**Data section:**
◆ ◆ ◆ ◆

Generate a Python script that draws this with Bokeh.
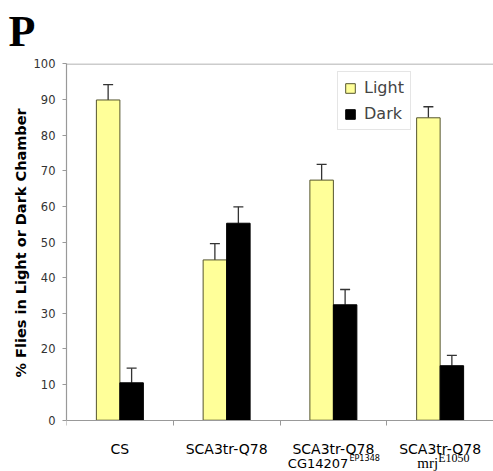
from bokeh.plotting import figure
from bokeh.models import (ColumnDataSource, Whisker, TeeHead, Label, Span,
                          FixedTicker, Range1d, Legend, LegendItem, Title)
from bokeh.embed import file_html
from bokeh.resources import INLINE

# ---- data ----
categories = ["CS", "SCA3tr-Q78", "SCA3tr-Q78", "SCA3tr-Q78"]
label_line2 = ["", "", "CG14207", "mrj"]
label_sup = ["", "", "EP1348", "E1050"]
light = [89.9, 45.0, 67.4, 84.9]
light_err = [4.3, 4.6, 4.4, 3.1]
dark = [10.5, 55.3, 32.4, 15.3]
dark_err = [4.1, 4.6, 4.3, 2.9]
y_ticks = [0, 10, 20, 30, 40, 50, 60, 70, 80, 90, 100]
series_names = ["Light", "Dark"]
y_title = "% Flies in Light or Dark Chamber"
panel_letter = "P"

n = len(categories)
idx = list(range(n))
off = 0.11
bw = 0.22
src = ColumnDataSource(dict(
    xl=[i + 0.5 - off for i in idx],
    xd=[i + 0.5 + off for i in idx],
    light=light, dark=dark,
    lu=[v + e for v, e in zip(light, light_err)],
    du=[v + e for v, e in zip(dark, dark_err)],
))

# frame extends below 0 so the two-line category labels can be drawn inside it
p = figure(width=493, height=471, output_backend="svg", toolbar_location=None,
           x_range=Range1d(0, n), y_range=Range1d(-14.4, 100.14),
           min_border_left=66, min_border_right=0, min_border_top=63,
           min_border_bottom=0)
p.outline_line_color = None
p.grid.visible = False
p.background_fill_color = "white"

p.title.text = panel_letter
p.title.align = "left"
p.title.offset = -58
p.title.vertical_align = "top"
p.title.standoff = 12
p.title.text_font = "Liberation Serif"
p.title.text_font_style = "bold"
p.title.text_font_size = "44px"
p.title.text_color = "black"

rl = p.vbar(x="xl", top="light", bottom=0, width=bw, source=src,
            fill_color="#FFFF99", line_color="#55552e", line_width=1)
rd = p.vbar(x="xd", top="dark", bottom=0, width=bw, source=src,
            fill_color="black", line_color="black", line_width=1)

for base, low, up in (("xl", "light", "lu"), ("xd", "dark", "du")):
    w = Whisker(base=base, lower=low, upper=up, source=src,
                upper_head=TeeHead(size=10, line_color="#333333", line_width=1.3),
                lower_head=None, line_color="#333333", line_width=1.3)
    p.add_layout(w)

p.add_layout(Span(location=100, dimension="width", line_color="#999999", line_width=1.2))

# x axis drawn at y = 0, ticks at the category boundaries
p.xaxis.fixed_location = 0
p.xaxis.ticker = FixedTicker(ticks=[], minor_ticks=idx + [n])
p.xaxis.major_tick_in = 0
p.xaxis.major_tick_out = 0
p.xaxis.major_label_standoff = 0
p.xaxis.minor_tick_in = 0
p.xaxis.minor_tick_out = 5
p.xaxis.minor_tick_line_color = "#999999"
p.xaxis.axis_line_color = "#999999"
p.xaxis.axis_line_width = 1.2

p.yaxis.ticker = FixedTicker(ticks=y_ticks)
p.yaxis.bounds = (0, 100)
p.yaxis.major_tick_in = 0
p.yaxis.major_tick_out = 4
p.yaxis.minor_tick_line_color = None
p.yaxis.axis_line_color = "#999999"
p.yaxis.major_tick_line_color = "#999999"
p.yaxis.axis_line_width = 1.2
p.yaxis.major_label_standoff = 7
p.yaxis.major_label_text_font = "DejaVu Sans"
p.yaxis.major_label_text_font_size = "11.5px"
p.yaxis.major_label_text_color = "#333333"

p.add_layout(Title(text=y_title, align="left", offset=94, standoff=4,
                   text_font="DejaVu Sans", text_font_style="bold",
                   text_font_size="14.5px", text_color="black"), "left")

# category labels
for i in idx:
    cx = i + 0.5
    p.add_layout(Label(x=cx, y=-8.1, text=categories[i], text_align="center",
                       text_baseline="alphabetic", text_font="DejaVu Sans",
                       text_font_size="14px", text_color="black"))
    if label_line2[i]:
        serif = label_line2[i] == "mrj"
        if serif:
            p.add_layout(Label(x=cx, y=-12.05, x_offset=-2, text=label_line2[i],
                               text_align="right", text_baseline="alphabetic",
                               text_font="Liberation Serif", text_font_size="15px",
                               text_color="black"))
            p.add_layout(Label(x=cx, y=-10.5, x_offset=-2, text=label_sup[i],
                               text_align="left", text_baseline="alphabetic",
                               text_font="Liberation Serif", text_font_size="12px",
                               text_color="black"))
        else:
            p.add_layout(Label(x=cx, y=-12.05, x_offset=15, text=label_line2[i],
                               text_align="right", text_baseline="alphabetic",
                               text_font="DejaVu Sans", text_font_size="13px",
                               text_color="black"))
            p.add_layout(Label(x=cx, y=-10.5, x_offset=16, text=label_sup[i],
                               text_align="left", text_baseline="alphabetic",
                               text_font="DejaVu Sans Condensed", text_font_size="9px",
                               text_color="black"))

legend = Legend(items=[LegendItem(label=series_names[0], renderers=[rl]),
                       LegendItem(label=series_names[1], renderers=[rd])],
                location=(271, 341), margin=0, padding=6, spacing=7,
                label_height=18, glyph_width=12, glyph_height=12,
                label_standoff=8, label_text_font="DejaVu Sans",
                label_text_font_size="16px", border_line_color="#cccccc",
                border_line_width=1.2, background_fill_alpha=1)
p.add_layout(legend)

open("out.html", "w").write(file_html(p, INLINE))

◆ ◆ ◆ ◆

**Short problem:** Write out each line of the listing above, exactly, from its first line to the line holding "from bokeh.resources import INLINE", inclusive. Skip the pictures.

**Complete response:**
Generate a Python script that draws this with Bokeh.
from bokeh.plotting import figure
from bokeh.models import (ColumnDataSource, Whisker, TeeHead, Label, Span,
                          FixedTicker, Range1d, Legend, LegendItem, Title)
from bokeh.embed import file_html
from bokeh.resources import INLINE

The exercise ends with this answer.